For a wider buying journey, you can also read the First-Time Buyer Guide.
FAQs
What should first-time buyers compare before choosing a mortgage?
First-time buyers should compare interest rates, product fees, monthly payments, mortgage term, lender criteria, early repayment charges and total cost.
Is the lowest mortgage rate always the best option?
No. A low rate may come with a high fee. First-time buyers should compare the total cost over the initial deal period.
Why does mortgage term matter for first-time buyers?
The mortgage term affects monthly payments and total interest. A longer term may lower payments, but it can increase total interest.
Should first-time buyers choose a fixed or variable rate?
It depends on budget and risk tolerance. A fixed rate may give payment certainty. A variable rate can change, which may increase or reduce payments.
What extra costs should first-time buyers budget for?
Buyers should budget for legal fees, valuation fees, surveys, insurance, moving costs, Stamp Duty where applicable, repairs and household bills.
Do first-time buyers need buildings insurance?
Buildings insurance is usually required when buying with a mortgage. It should normally be in place from exchange of contracts.

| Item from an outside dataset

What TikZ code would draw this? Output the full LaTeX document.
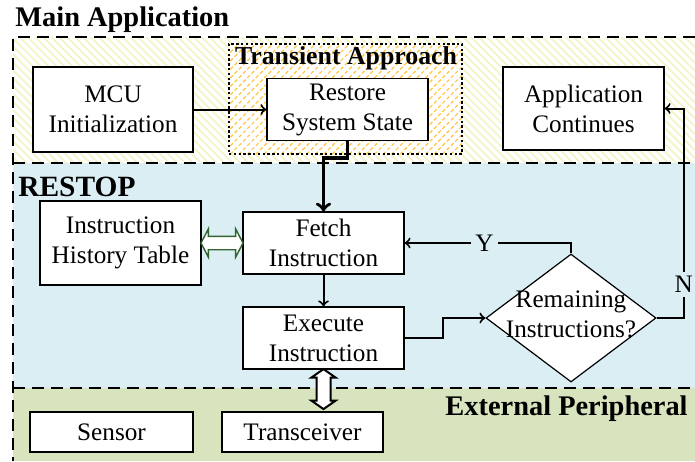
\documentclass[tikz,border=0pt]{standalone}
\usepackage{fontspec}
\setmainfont{Liberation Serif}
\usetikzlibrary{shapes.geometric,shapes.arrows,patterns.meta,calc}
\definecolor{restopblue}{RGB}{218,238,243}
\definecolor{periphgreen}{RGB}{215,228,189}
\definecolor{paleyellow}{RGB}{243,243,195}
\definecolor{hatchorange}{RGB}{255,196,60}
\definecolor{arrowgreen}{RGB}{50,100,50}

\begin{document}
\begin{tikzpicture}[x=0.5pt,y=-0.5pt,
    box/.style={draw, fill=white, align=center, line width=0.6pt, inner sep=0pt,
      font=\fontsize{12.6}{15}\selectfont},
    region/.style={dash pattern=on 6pt off 3.5pt, line width=1.3pt},
    title/.style={font=\fontsize{14.2}{16}\selectfont\bfseries, inner sep=0pt},
    flow/.style={->, line width=1pt},
    lbl/.style={fill=restopblue, inner sep=2pt, font=\fontsize{12.6}{14}\selectfont}]
  \useasboundingbox (0,0) rectangle (695,461);
  % the three areas
  \fill[pattern={Lines[angle=-45,distance=2.8pt,line width=0.8pt]}, pattern color=paleyellow]
    (13,37) rectangle (695,163);
  \fill[restopblue] (13,163) rectangle (695,388);
  \fill[periphgreen] (13,388) rectangle (695,461);
  \draw[region] (695,37) -- (13,37) -- (13,461);
  \draw[region] (13,163) -- (695,163);
  \draw[region] (13,388) -- (695,388);
  \node[title, anchor=west] (mainapp) at (15,20) {Main Application};
  \node[title, anchor=west, font=\fontsize{14.7}{16}\selectfont\bfseries] (restop) at (18,187) {RESTOP};
  \node[title, anchor=east] (periph) at (688,409) {External Peripheral};
  % transient approach
  \node[draw, dash pattern=on 1.2pt off 1.2pt, line width=1pt, preaction={fill=white},
    pattern={Lines[angle=45,distance=3pt,line width=0.6pt]}, pattern color=hatchorange,
    minimum width=116.5pt, minimum height=55pt] (trans) at (345.5,99) {};
  \node[font=\fontsize{12.9}{14}\selectfont\bfseries, inner sep=0pt] (transtitle) at (346,58) {Transient Approach};
  % boxes
  \node[box, minimum width=80pt, minimum height=42.5pt] (mcu) at (113,109.5) {MCU\\Initialization};
  \node[box, minimum width=80.5pt, minimum height=31pt] (restore) at (347.5,109.5) {Restore\\System State};
  \node[box, minimum width=80.5pt, minimum height=41.5pt] (appl) at (583.5,108.5) {Application\\Continues};
  \node[box, minimum width=80.5pt, minimum height=42pt] (ihist) at (120.5,243) {Instruction\\History Table};
  \node[box, minimum width=80.5pt, minimum height=31pt] (fetch) at (323.5,243) {Fetch\\Instruction};
  \node[box, minimum width=80.5pt, minimum height=31pt] (exec) at (323.5,338) {Execute\\Instruction};
  \node[draw, diamond, fill=white, line width=0.6pt, minimum width=85pt, minimum height=64pt,
    inner sep=0pt] (remain) at (571,318) {};
  \node[align=center, font=\fontsize{12.6}{15}\selectfont] (remaintext) at (571,314) {Remaining\\Instructions?};
  \node[box, minimum width=81.5pt, minimum height=20pt] (sensor) at (111.5,432) {Sensor};
  \node[box, minimum width=80.5pt, minimum height=20pt] (trx) at (302.5,432) {Transceiver};
  % connectors
  \draw[flow] (mcu.east) -- (restore.west);
  \draw[->, line width=1.7pt] (restore.south) -- ++(0,17) -| (fetch.north);
  \draw[flow] (fetch.south) -- (exec.north);
  \draw[flow] (exec.east) -- ++(38,0) |- (remain.west);
  \draw[flow] (remain.north) |- node[lbl, pos=0.76] {Y} (fetch.east);
  \draw[flow] (remain.east) -- ++(27,0) |- node[lbl, pos=0.08] {N} (appl.east);
  \node[double arrow, draw=arrowgreen, fill=white, line width=0.7pt, inner sep=3pt,
    minimum height=21pt, double arrow head extend=3.8pt,
    double arrow tip angle=125] (histlink) at ($(ihist.east)!0.5!(fetch.west)$) {};
  \node[double arrow, draw, fill=white, line width=1pt, inner sep=3pt, rotate=90,
    minimum height=20pt, double arrow head extend=2.5pt,
    double arrow tip angle=110] (periphlink) at ($(exec.south)+(0,19.5)$) {};
\end{tikzpicture}
\end{document}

Can first-time buyers make overpayments?
Some mortgage products allow overpayments, often up to a set limit. Buyers should check the lender’s early repayment rules before choosing a deal.
Why is affordability different from how much I can borrow?
A lender’s affordability figure shows what may be available. Your personal budget shows what is manageable after bills, insurance and living costs.